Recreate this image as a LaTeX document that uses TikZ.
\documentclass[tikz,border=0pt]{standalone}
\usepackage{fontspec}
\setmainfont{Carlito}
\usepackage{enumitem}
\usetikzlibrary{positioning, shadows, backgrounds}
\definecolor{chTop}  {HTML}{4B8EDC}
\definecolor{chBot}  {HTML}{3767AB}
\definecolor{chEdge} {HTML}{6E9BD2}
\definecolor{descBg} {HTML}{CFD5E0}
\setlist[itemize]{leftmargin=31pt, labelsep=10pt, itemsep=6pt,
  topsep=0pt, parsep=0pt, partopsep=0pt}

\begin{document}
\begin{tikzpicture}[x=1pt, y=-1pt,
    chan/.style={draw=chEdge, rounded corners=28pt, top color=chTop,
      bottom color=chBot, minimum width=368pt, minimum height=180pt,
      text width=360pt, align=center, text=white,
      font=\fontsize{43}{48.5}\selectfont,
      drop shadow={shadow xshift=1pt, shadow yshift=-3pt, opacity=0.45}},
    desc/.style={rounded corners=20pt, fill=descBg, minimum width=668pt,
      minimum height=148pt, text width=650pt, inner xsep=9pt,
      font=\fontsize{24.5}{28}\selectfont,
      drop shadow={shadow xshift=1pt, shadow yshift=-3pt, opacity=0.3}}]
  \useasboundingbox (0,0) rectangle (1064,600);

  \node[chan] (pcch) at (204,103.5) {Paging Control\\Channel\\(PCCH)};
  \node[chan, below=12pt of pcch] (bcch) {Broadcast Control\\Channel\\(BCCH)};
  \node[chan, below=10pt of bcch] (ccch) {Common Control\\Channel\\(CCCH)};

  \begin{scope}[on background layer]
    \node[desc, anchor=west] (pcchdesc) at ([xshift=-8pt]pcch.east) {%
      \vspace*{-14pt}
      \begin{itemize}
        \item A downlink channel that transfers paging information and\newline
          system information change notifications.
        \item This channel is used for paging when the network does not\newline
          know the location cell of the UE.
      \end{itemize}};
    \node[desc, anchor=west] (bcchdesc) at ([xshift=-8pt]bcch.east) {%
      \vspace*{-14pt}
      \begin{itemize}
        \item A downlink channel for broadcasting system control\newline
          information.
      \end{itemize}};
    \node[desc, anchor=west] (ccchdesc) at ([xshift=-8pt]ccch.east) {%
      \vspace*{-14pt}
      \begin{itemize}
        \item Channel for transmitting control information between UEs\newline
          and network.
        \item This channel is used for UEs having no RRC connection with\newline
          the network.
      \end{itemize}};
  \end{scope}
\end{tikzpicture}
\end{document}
==================================================
## Exercise requirements
Please set down the whole listing above without altering a single line.

## Solution for this task
Recreate this image as a LaTeX document that uses TikZ.
\documentclass[tikz,border=0pt]{standalone}
\usepackage{fontspec}
\setmainfont{Carlito}
\usepackage{enumitem}
\usetikzlibrary{positioning, shadows, backgrounds}
\definecolor{chTop}  {HTML}{4B8EDC}
\definecolor{chBot}  {HTML}{3767AB}
\definecolor{chEdge} {HTML}{6E9BD2}
\definecolor{descBg} {HTML}{CFD5E0}
\setlist[itemize]{leftmargin=31pt, labelsep=10pt, itemsep=6pt,
  topsep=0pt, parsep=0pt, partopsep=0pt}

\begin{document}
\begin{tikzpicture}[x=1pt, y=-1pt,
    chan/.style={draw=chEdge, rounded corners=28pt, top color=chTop,
      bottom color=chBot, minimum width=368pt, minimum height=180pt,
      text width=360pt, align=center, text=white,
      font=\fontsize{43}{48.5}\selectfont,
      drop shadow={shadow xshift=1pt, shadow yshift=-3pt, opacity=0.45}},
    desc/.style={rounded corners=20pt, fill=descBg, minimum width=668pt,
      minimum height=148pt, text width=650pt, inner xsep=9pt,
      font=\fontsize{24.5}{28}\selectfont,
      drop shadow={shadow xshift=1pt, shadow yshift=-3pt, opacity=0.3}}]
  \useasboundingbox (0,0) rectangle (1064,600);

  \node[chan] (pcch) at (204,103.5) {Paging Control\\Channel\\(PCCH)};
  \node[chan, below=12pt of pcch] (bcch) {Broadcast Control\\Channel\\(BCCH)};
  \node[chan, below=10pt of bcch] (ccch) {Common Control\\Channel\\(CCCH)};

  \begin{scope}[on background layer]
    \node[desc, anchor=west] (pcchdesc) at ([xshift=-8pt]pcch.east) {%
      \vspace*{-14pt}
      \begin{itemize}
        \item A downlink channel that transfers paging information and\newline
          system information change notifications.
        \item This channel is used for paging when the network does not\newline
          know the location cell of the UE.
      \end{itemize}};
    \node[desc, anchor=west] (bcchdesc) at ([xshift=-8pt]bcch.east) {%
      \vspace*{-14pt}
      \begin{itemize}
        \item A downlink channel for broadcasting system control\newline
          information.
      \end{itemize}};
    \node[desc, anchor=west] (ccchdesc) at ([xshift=-8pt]ccch.east) {%
      \vspace*{-14pt}
      \begin{itemize}
        \item Channel for transmitting control information between UEs\newline
          and network.
        \item This channel is used for UEs having no RRC connection with\newline
          the network.
      \end{itemize}};
  \end{scope}
\end{tikzpicture}
\end{document}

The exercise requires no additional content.